Plaintiff's motion will therefore be denied. Instead, the Court will order that Defendant American Dental Association submit an answer or otherwise respond to the Complaint on or before October 22, 2012. At that time, the Court will issue any further orders it deems necessary under Dist. Idaho L. Rule 16.1.

CONCLUSION

Other than Plaintiff's Motion to Submit Attachments, (Dkt. 7), the remaining motions filed by Plaintiffs either lack merit, or request relief which cannot be granted. There is good cause, however, to grant Defendant's motion for extension, and it should be granted. However, as explained above, the parties who have appeared have not yet consented to the jurisdiction of a United States Magistrate Judge to enter final orders in this case. See 28 U.S.C. § 636. Therefore, the Court will reassign this case to a United States District Judge to consider the Court's recommendations set forth herein, and to enter the below order.

ORDER

NOW THEREFORE IT IS HEREBY ORDERED:

The Clerk is directed to reassign this case to a District Judge for consideration of entry of an order as follows:

1) DENY Plaintiff's Motion to Submit a Friend of the Court Brief (Dkt. 2);

2) DENY Plaintiff's Motion for Submission of Facts (Dkt. 3);

3) DENY Plaintiff's Motion and/or Affidavit for Default Judgment (Dkt. 4);

4) DENY Plaintiff's Motion and/or Affidavit for Default Judgment (Dkt. 5);

5) DENY Plaintiff's Motion to Submit Statement of Case and/or Statutory Laws (Dkt. 6);

6) GRANT Plaintiff's Motion to Submit Attachments (Dkt. 7).
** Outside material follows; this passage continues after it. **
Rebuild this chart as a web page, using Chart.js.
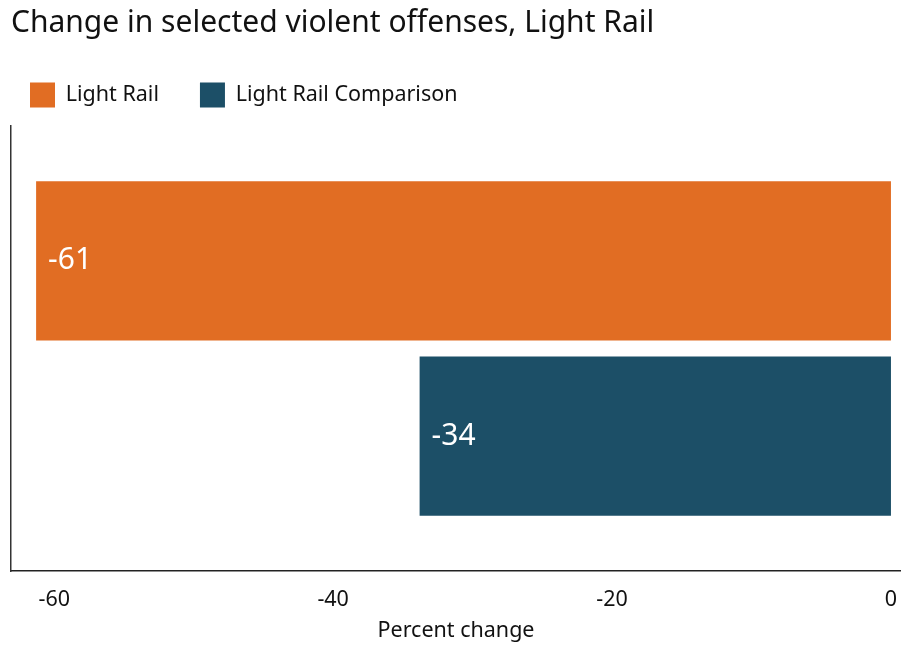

The attachments will be considered as attachments to the Complaint;

7) DENY Plaintiff's Motion for the Court to Issue a Default Judgment (Dkt. 10);

8) GRANT Defendant American Dental Association Motion for Extension of Time to File (Dkt. 15), and order Defendant to submit an answer or otherwise respond to the Complaint on or before October 22, 2012;

9) DENY Plaintiff's Motion to Dismiss/Ignore Defendants Motion to Change Judges (Dkt. 16);

10) DENY Plaintiff's Motion for Temporary Restraining Order (Dkt. 20); and

11) DENY Plaintiff's Demand for a Jury Trial On This Matter on 28 November 2012 (Dkt. 21).